This week, Baltimore City Paper editor Brandon Soderberg oversaw his paper’s last issue. It’s another blow to the alt-weekly world, which I watch very closely for obvious reasons. (Everyone knew this was coming by the time I met Soderberg in July. No big surprise, I guess.)
Here, the Washington Post chronicles the end of that era. Soderberg called his staff’s “Baltimore Ceasefire” reporting earlier this year the thing that “best captured” his vision of what the City Paper could be.
I think often about my own vision for Scene, and if you’ve shared a drink with me in a shadowy bar anytime in the last five years you’ve probably heard some aspects of it. I’m proud as hell of what our staff has accomplished this year (and in years past) in our public accountability reporting and our in-depth chronicling of Cleveland culture. And the next story looms evermore.
For Soderberg’s part, beset by the knowledge of his paper’s own execution, he began testing what he calls “journalistic IEDs” throughout the summer and fall. He set up a nonprofit to help fund investigative journalism, which he then worked to get into other regional outlets.
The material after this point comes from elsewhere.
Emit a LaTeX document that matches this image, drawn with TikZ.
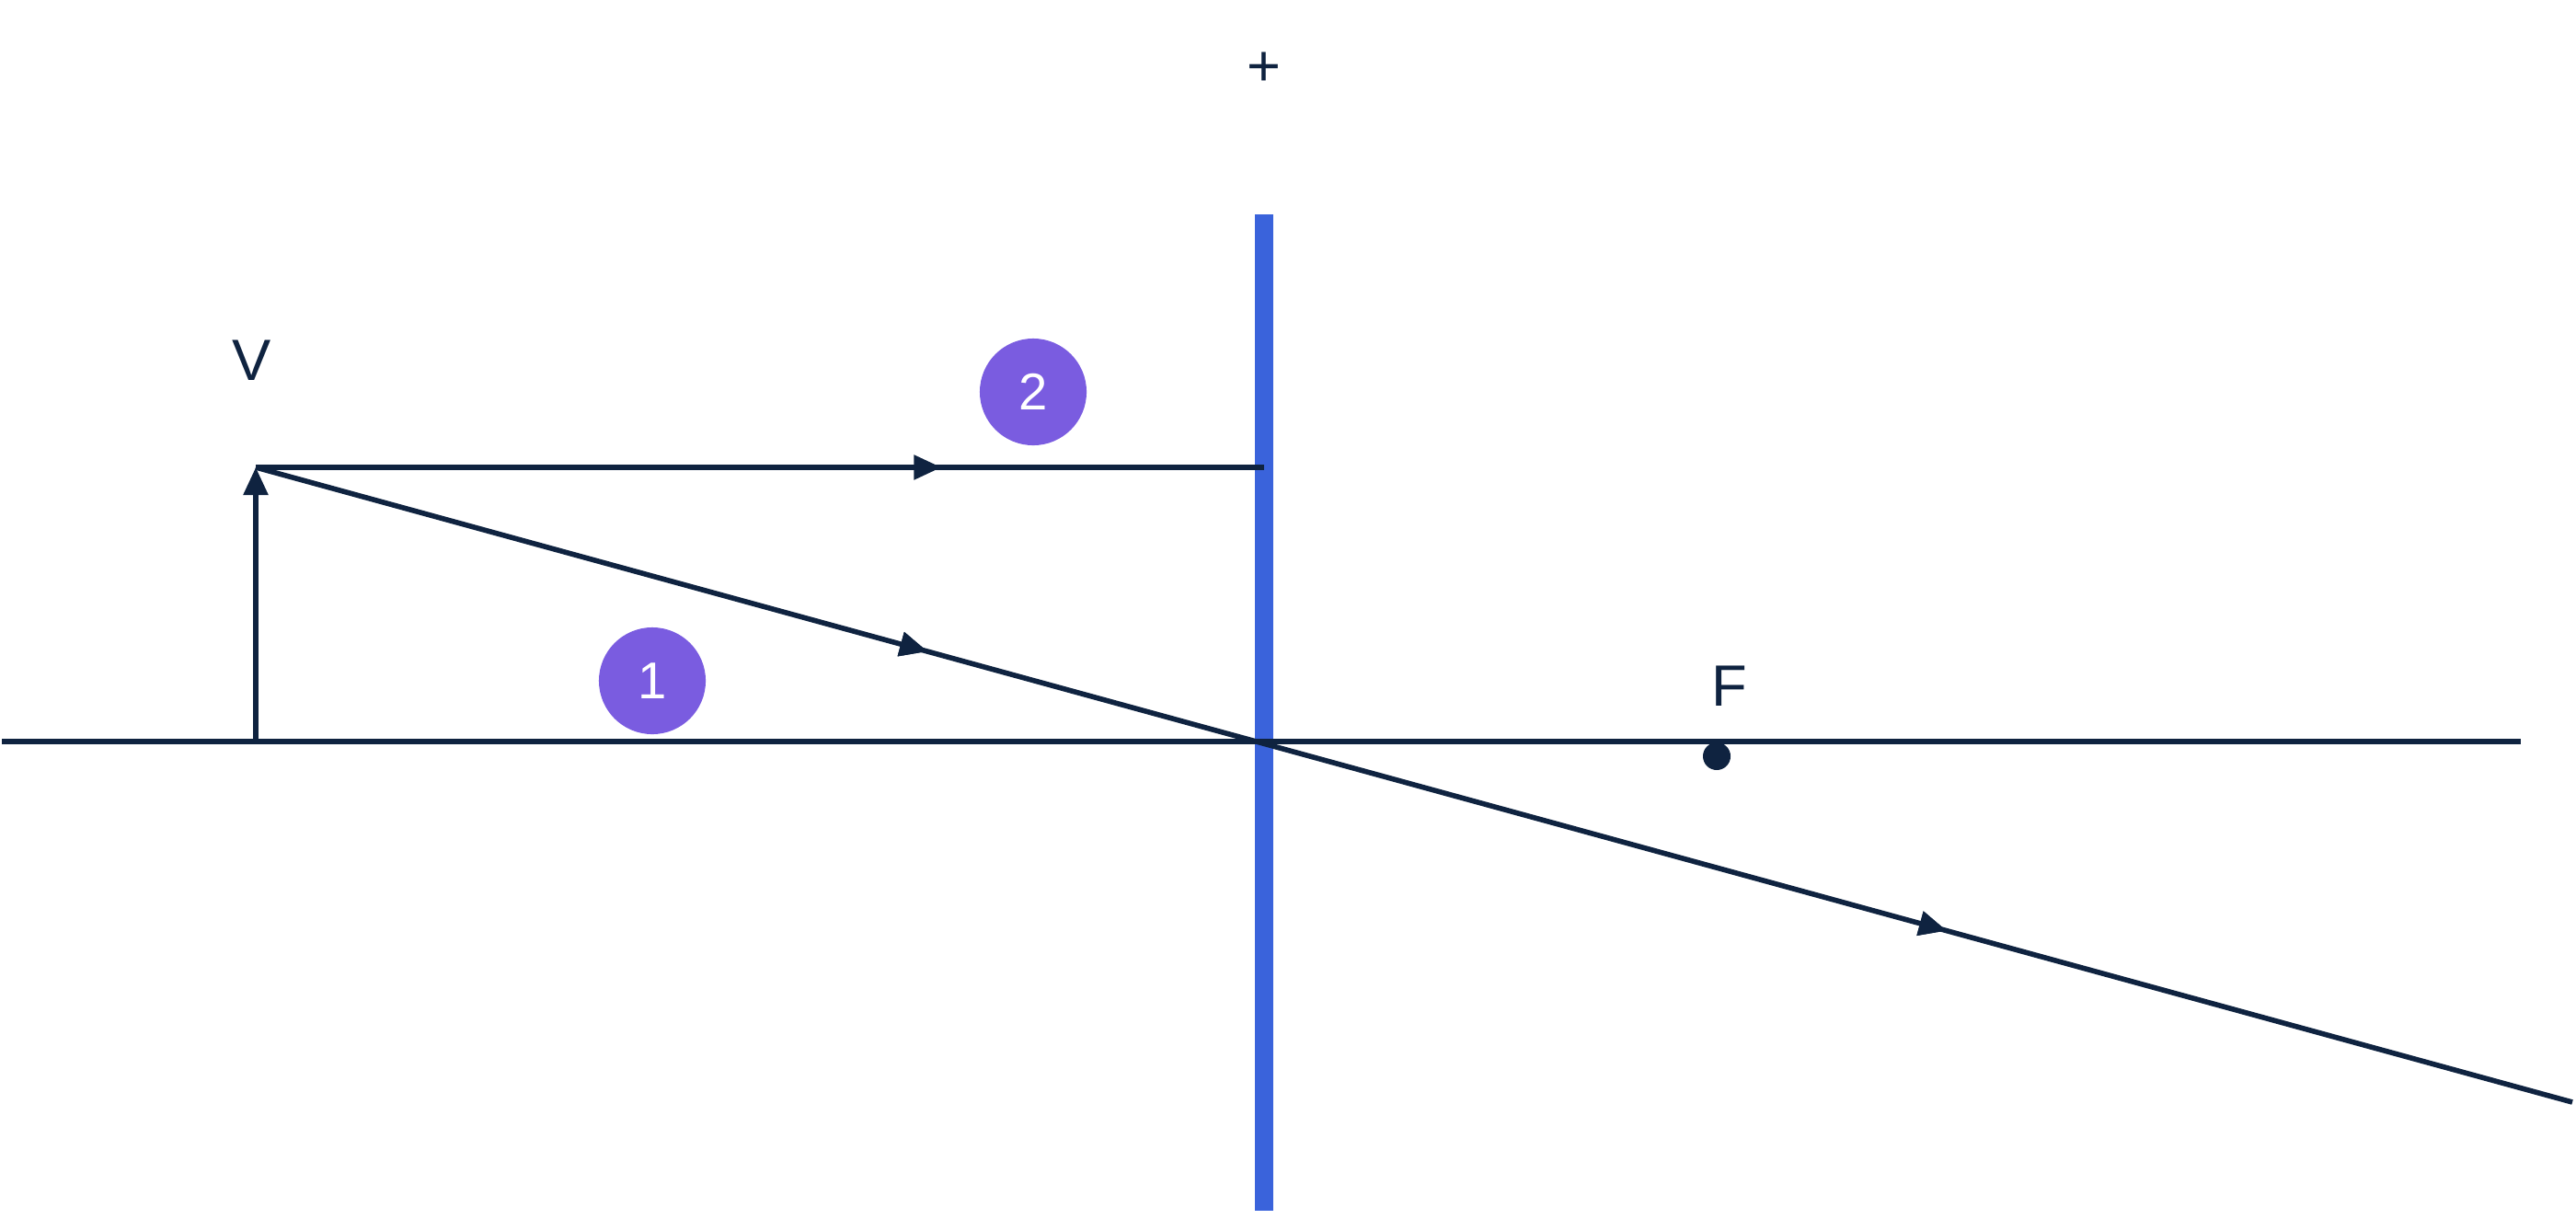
\documentclass[tikz,border=0pt]{standalone}
\usepackage{fontspec}
\setmainfont{Liberation Sans}
\usetikzlibrary{positioning,decorations.markings,arrows.meta}
\definecolor{ink}{HTML}{0F2340}
\definecolor{lensblue}{HTML}{3A63DB}
\definecolor{badge}{HTML}{7A5CE0}
\begin{document}
\begin{tikzpicture}[x=0.01cm,y=-0.01cm,
  ray/.style={draw=ink, line width=1.6pt},
  numdot/.style={circle, fill=badge, minimum size=1.16cm, inner sep=0pt, text=white, font=\fontsize{16}{16}\selectfont},
  lbl/.style={text=ink, font=\fontsize{18}{18}\selectfont},
  midarrow/.style={postaction={decorate}, decoration={markings, mark=at position #1 with {\arrow{Triangle[length=0.3cm,width=0.26cm]}}}}]
  \useasboundingbox (0,0) rectangle (2800,1324);

  \coordinate (axl) at (2,806);
  \coordinate (axr) at (2740,806);
  \coordinate (base) at (278,806);
  \coordinate (tip) at (278,508);
  \coordinate (hit) at (1374,508);
  \coordinate (centre) at (1374,806);
  \coordinate (rayend) at (2796,1198);

  % lens
  \draw[lensblue, line width=5.7pt] (1374,233) -- (1374,1316);
  \node[lbl] (plus) at (1374,75) {+};

  % axis and object
  \draw[ray] (axl) -- (axr);
  \draw[ray, -{Triangle[length=0.3cm,width=0.26cm]}] (base) -- (tip);
  \node[lbl] (V) at (274,392) {V};

  % rays
  \draw[ray, midarrow=0.68] (tip) -- (hit);
  \draw[ray, midarrow=0.29, midarrow=0.73] (tip) -- (rayend);

  % focus
  \node[circle, fill=ink, minimum size=0.3cm, inner sep=0pt] (Fdot) at (1866,822) {};
  \node[lbl] (F) at (1880,746) {F};

  \node[numdot] (n1) at (709,740) {1};
  \node[numdot] (n2) at (1123,426) {2};
\end{tikzpicture}
\end{document}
He and a staff will now debut a new weekly newspaper, Baltimore Beat, on Nov. 15.
And so there’s still hope for independent print media in cities run by cartoonish public criminals and liars, in towns operated solely to gaslight taxpayers and in regions beset by environmental disaster in an age when the very notion of “nature” is morphing quickly like a spectral ghost into the stuff of fantasy. I hope the people in those cities are watching very closely too.